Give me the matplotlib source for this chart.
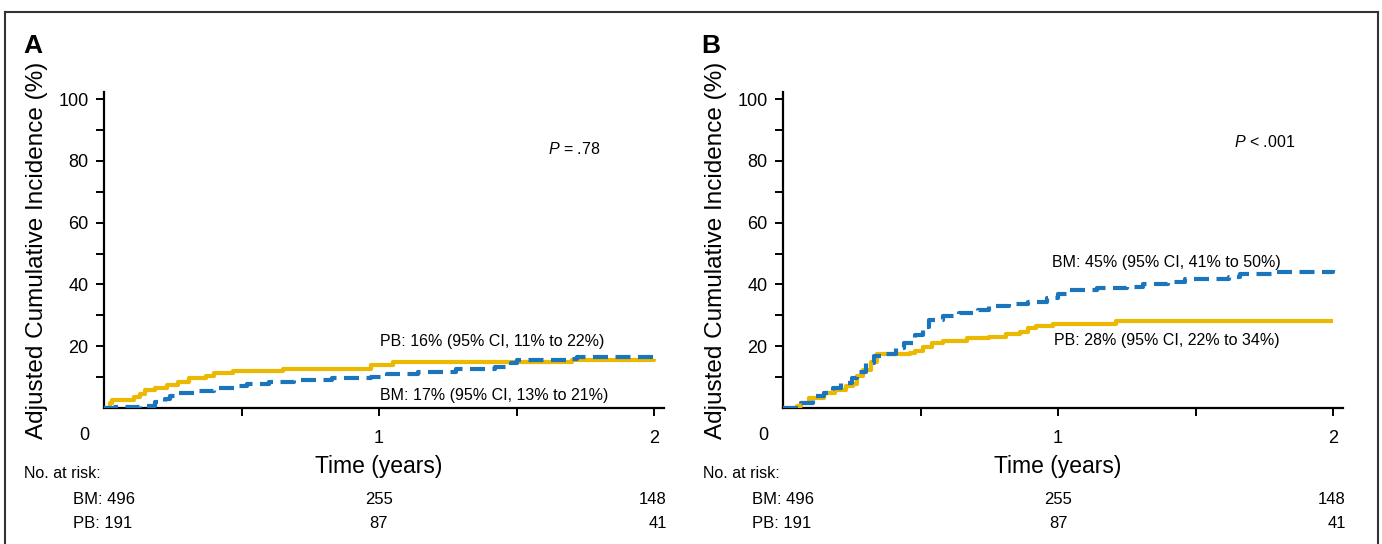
import matplotlib
matplotlib.use("Agg")
import matplotlib.pyplot as plt
from matplotlib.transforms import blended_transform_factory
from matplotlib.lines import Line2D

plt.rcParams['font.family'] = ['Liberation Sans', 'DejaVu Sans']
plt.rcParams['mathtext.fontset'] = 'custom'
plt.rcParams['mathtext.it'] = 'Liberation Sans:italic'
plt.rcParams['mathtext.rm'] = 'Liberation Sans'

# panel A: step curves (time in years, incidence in %)
a_pb_t = [0, 0.02, 0.03, 0.11, 0.13, 0.15, 0.185, 0.23, 0.27, 0.31, 0.37, 0.40, 0.47, 0.65, 0.97, 1.05, 1.70, 2.0]
a_pb_v = [0, 1.5, 2.6, 3.4, 4.5, 5.8, 6.6, 7.4, 8.5, 9.6, 10.2, 11.4, 12.1, 12.6, 13.8, 14.8, 15.6, 15.8]
a_bm_t = [0, 0.04, 0.13, 0.185, 0.22, 0.24, 0.27, 0.33, 0.40, 0.49, 0.52, 0.60, 0.69, 0.83, 0.97, 1.03,
          1.14, 1.28, 1.42, 1.48, 1.50, 1.70, 1.72, 2.0]
a_bm_v = [0, 0.4, 0.8, 1.9, 3.0, 4.0, 4.8, 5.5, 6.6, 7.0, 7.9, 8.5, 9.0, 9.6, 10.1, 11.0,
          11.8, 12.5, 13.4, 14.5, 15.4, 15.9, 16.5, 16.9]

# panel B
b_bm_t = [0, 0.046, 0.067, 0.11, 0.15, 0.18, 0.21, 0.25, 0.27, 0.30, 0.33, 0.37, 0.41, 0.44, 0.48, 0.51,
          0.53, 0.58, 0.64, 0.71, 0.75, 0.82, 0.89, 0.96, 1.0, 1.045, 1.14, 1.25, 1.31, 1.40, 1.46,
          1.62, 1.66, 1.78, 2.0]
b_bm_v = [0, 0.5, 1.6, 3.8, 4.8, 6.5, 8.1, 9.7, 11.8, 14.5, 16.7, 17.5, 19.4, 21.0, 23.7, 26.3,
          28.5, 29.8, 30.9, 31.7, 33.0, 33.7, 34.4, 35.5, 36.9, 38.2, 38.7, 39.2, 40.3, 40.9, 41.6,
          42.5, 43.5, 44.1, 44.6]
b_pb_t = [0, 0.05, 0.065, 0.095, 0.15, 0.19, 0.23, 0.255, 0.27, 0.29, 0.32, 0.34, 0.46, 0.48, 0.51,
          0.54, 0.58, 0.67, 0.75, 0.81, 0.86, 0.89, 0.92, 0.98, 1.21, 2.0]
b_pb_v = [0, 0.5, 1.6, 3.2, 4.8, 5.9, 7.0, 7.8, 10.2, 12.4, 15.0, 17.5, 17.7, 18.6, 19.9,
          21.0, 21.8, 22.6, 23.1, 24.0, 24.7, 25.8, 26.6, 27.2, 28.2, 28.2]

panel_letters = ['A', 'B']
p_texts = [r'$P$ = .78', r'$P$ < .001']
risk_times = [0, 1, 2]
risk_bm = [496, 255, 148]
risk_pb = [191, 87, 41]

YELLOW = '#EDB800'
BLUE = '#1B75BC'

W, H = 1382, 544
fig = plt.figure(figsize=(W / 100, H / 100), dpi=100)

def fx(px):
    return px / W

def fy(py):
    return 1 - py / H

axes_left = [104, 783]
ax_w = 2.035 * 275
ax_top, ax_bot = 92, 408

curves = [
    (a_pb_t, a_pb_v, a_bm_t, a_bm_v,
     [('PB: 16% (95% CI, 11% to 22%)', 1.004, 21.4), ('BM: 17% (95% CI, 13% to 21%)', 1.004, 4.2)]),
    (b_pb_t, b_pb_v, b_bm_t, b_bm_v,
     [('BM: 45% (95% CI, 41% to 50%)', 0.98, 47.2), ('PB: 28% (95% CI, 22% to 34%)', 0.985, 22.0)]),
]
p_pos = [(1.615, 84.0), (1.64, 86.0)]

for i in range(2):
    left = axes_left[i]
    ax = fig.add_axes([fx(left), fy(ax_bot), ax_w / W, (ax_bot - ax_top) / H])
    pb_t, pb_v, bm_t, bm_v, labels = curves[i]
    ax.step(pb_t, pb_v, where='post', color=YELLOW, lw=3, solid_capstyle='butt', zorder=3)
    ax.step(bm_t, bm_v, where='post', color=BLUE, lw=3, dashes=(3.6, 1.8), zorder=4)
    ax.set_xlim(0, 2.035)
    ax.set_ylim(0, 102.3)
    for s in ['top', 'right']:
        ax.spines[s].set_visible(False)
    for s in ['left', 'bottom']:
        ax.spines[s].set_linewidth(1.6)
    ax.set_xticks([0.5, 1, 1.5, 2])
    ax.set_xticklabels(['', '1', '', '2'])
    ax.set_yticks(range(10, 101, 10))
    ax.set_yticklabels(['', '20', '', '40', '', '60', '', '80', '', '100'])
    ax.tick_params(axis='x', direction='out', length=6, width=1.4, pad=10, labelsize=13)
    ax.tick_params(axis='y', direction='out', length=6, width=1.4, pad=5, labelsize=13)

    tr = blended_transform_factory(ax.transData, fig.transFigure)
    # shared origin label
    ax.text(-0.072, fy(436), '0', ha='center', va='center', fontsize=13, transform=tr)
    for txt, tx, ty in labels:
        ax.text(tx, ty, txt, ha='left', va='center', fontsize=11.5)
    px, py = p_pos[i]
    ax.text(px, py, p_texts[i], ha='left', va='center', fontsize=11.5)
    ax.text(-67 / ax_w, 0.5, 'Adjusted Cumulative Incidence (%)', rotation=90,
            ha='center', va='center', fontsize=17.5, transform=ax.transAxes)

    ax.text(1, fy(466), 'Time (years)', ha='center', va='center', fontsize=16.5, transform=tr)
    ax.text(-0.29, fy(474), 'No. at risk:', ha='left', va='center', fontsize=11.5, transform=tr)
    for row, (name, vals) in enumerate([('BM', risk_bm), ('PB', risk_pb)]):
        yy = fy(499 + row * 24)
        for t, n in zip(risk_times, vals):
            if t == 0:
                ax.text(-0.113, yy, f'{name}: {n}', ha='left', va='center', fontsize=12, transform=tr)
            elif t == 2:
                ax.text(2.047, yy, str(n), ha='right', va='center', fontsize=12, transform=tr)
            else:
                ax.text(t, yy, str(n), ha='center', va='center', fontsize=12, transform=tr)

    fig.text(fx([33, 711][i]), fy(46), panel_letters[i], fontsize=19, fontweight='bold',
             ha='center', va='center')

# thin frame around the figure
for xs, ys in [([5, 5], [12, H]), ([5, 1378], [12, 12]), ([1378, 1378], [12, H])]:
    fig.add_artist(Line2D([fx(x) for x in xs], [fy(y) for y in ys], color='#333333', lw=1.5))

fig.savefig('out.png', dpi=100)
::::
> Challenge
Repeat exactly and only the lines from the start of the data above through the line that holds "plt.rcParams['mathtext.rm'] = 'Liberation", inclusive. Pictures do not belong in the copy.

> Problem solution
Give me the matplotlib source for this chart.
import matplotlib
matplotlib.use("Agg")
import matplotlib.pyplot as plt
from matplotlib.transforms import blended_transform_factory
from matplotlib.lines import Line2D

plt.rcParams['font.family'] = ['Liberation Sans', 'DejaVu Sans']
plt.rcParams['mathtext.fontset'] = 'custom'
plt.rcParams['mathtext.it'] = 'Liberation Sans:italic'
plt.rcParams['mathtext.rm'] = 'Liberation Sans'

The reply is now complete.